Com o tempo, a Apple ganhou poderes de multinação global, com um
símbolo forte (a maçã mordida), uma personalidade carismática (Steve
Jobs), uma língua própria (começa com “i” ou com “Mac”), um arsenal de
gadgets e de sistemas operacionais (perfeito para a competição
mercadológica), uma filosofia (design) e até uma universidade (para
treinamento). E mais sons, ícones, cores, apps, gestuais, acessórios,
modelos de negócios, valores, evangelizadores e fanáticos que
modificaram hábitos de consumo por todo o planeta.
Em matéria no Washington Post em outubro de 2011, Apple é vista como
uma nova religião e Steve Jobs, um visionário líder religioso.
A opinião coincide, ente outros estudos, com o paper de Pui-Yan Lam,
socióloga da Eastern Washington University (2001): “Que a força do
sistema operacional esteja com você — a devoção Macintosh como uma
religião implícita”. Lam compara os aficcionados de ceitas religiosas
com seus ritos de transcendentalismo ao mundo Apple, que oferece gadgets
para a vivência de um futuro utópico estimulando discursos, ícones,
objetos de adoração, comunidades de pertencimento, laços de
relacionamento.

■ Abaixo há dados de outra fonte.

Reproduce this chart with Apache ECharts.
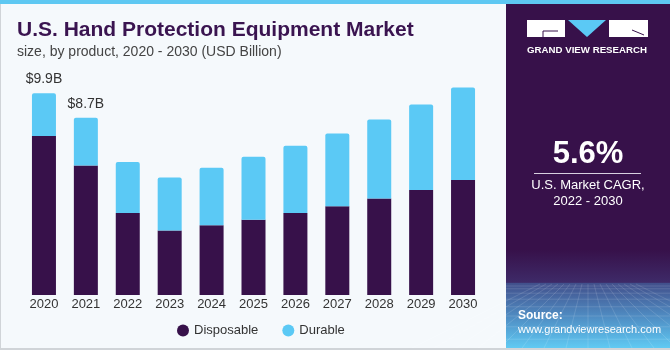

A voz de comando é um mundo melhor, onde tudo é mais
simples, prático e inteligente, contribuindo para o bem da humanidade.
Antes da Apple, Jobs juntou dinheiro e fez um retiro espiritual na
Índia, cultivando o seu zen-budismo. Um verdadeiro ciclo mítico do
herói, conforme escreveu um jornalista: “Ele acreditou em si mesmo,
lutou pelo que acreditava… Enfrentou gigantes, e no fim tornou-se o
maior de todos os colossos”. Tinha “Toque de Midas”; sem contar os
“Nêmesis” que apareceram em seu caminho. Também tinha paixão e visão,
ouvia sua audiência, praticava o que dizia.
Em seu discurso na Universidade de Stanford, assistido milhões de vezes pela web, Jobs disse: “Às
vezes a vida te bate com um tijolo na cabeça. Não perca a fé. Estou
convencido de que a única coisa que me fez continuar foi que eu amava o
que eu fazia. Você precisa encontrar o que você ama. (…) Caso você ainda
não tenha encontrado, continue procurando. Não pare.”
Com o anúncio de sua morte, devotos foram em romaria até as lojas
Apple prestar as últimas homenagens, muitos levando seus iPads e iPhones
com velas digitais nas telas. Em meio à sofisticação dos grandes
centros comerciais ou avenidas onde tradicionalmente estão os pontos
comerciais da marca, santuários totalmente ancestrais surgiram com
flores, velas, mensagens e, entre tantas oferendas de acordo com as
tradições culturais de cada local, muitas maçãs.
Em uma loja no centro de Tóquio (Japão) envolta por ramalhetes de
flores, um homem fazia reverência para a vitrine. No centro de Xangai
(China), o luminoso de uma loja foi desligado enquanto pessoas faziam
suas orações. Em Hong Kong, centenas de mensagens escritas em post its
modificaram o layout clean das lojas. Na Coréia do Sul, um telão no
centro de Seul homenageava o CEO. Maçãs mordidas na porta de uma loja em
Londres, na Inglaterra. E mais tributos em Montreal, em Chicago, em
Nova York, em Santa Mônica, na sede da Apple em Cupertino (Califórnia),
em Helsinque, em São Paulo…
Nos depoimentos, “Steve humanizou a tecnologia”, “criou um caminho”,
“mudou meu comportamento, minha forma de ver o mundo”, “hoje presto mais
atenção aos detalhes”, “Eu nasci dentro do mundo Mac”, “É o melhor
professor que tive na vida”, “Adeus, mestre”, “Steve nunca vai morrer”.
Bem, como diria Magritte, isso não é uma maçã; deixou de ser faz
tempo. Apple virou um mito. E participando do rito — de consumir os
produtos e serviços —, você faz parte deste mito fundamental,
encenando-o e delineando o seu pertencimento. A mágica das mitologias se
faz com símbolos, botões de poder que liberam energia e a canalizam;
assim como o fazem as marcas. E aos poucos se transformam em novos temas
imutáveis das culturas mundiais, que com o poder massivo da mídia se
transformam em leis apodípticas, verdades seculares que não podem ser
refutadas.
Escreveu Campbell, o grande connoisseur da mitologia
comparada: “Quem és tu, intelectual arrogante, para questionar essa
maravilha que tem sido a fonte de toda a minha vida?”.
Só estou estudando rituais de troca como estratégias de pertencimento às marcas, senhor. Dádivas, ofertas, mitos — o lado gifted das coisas.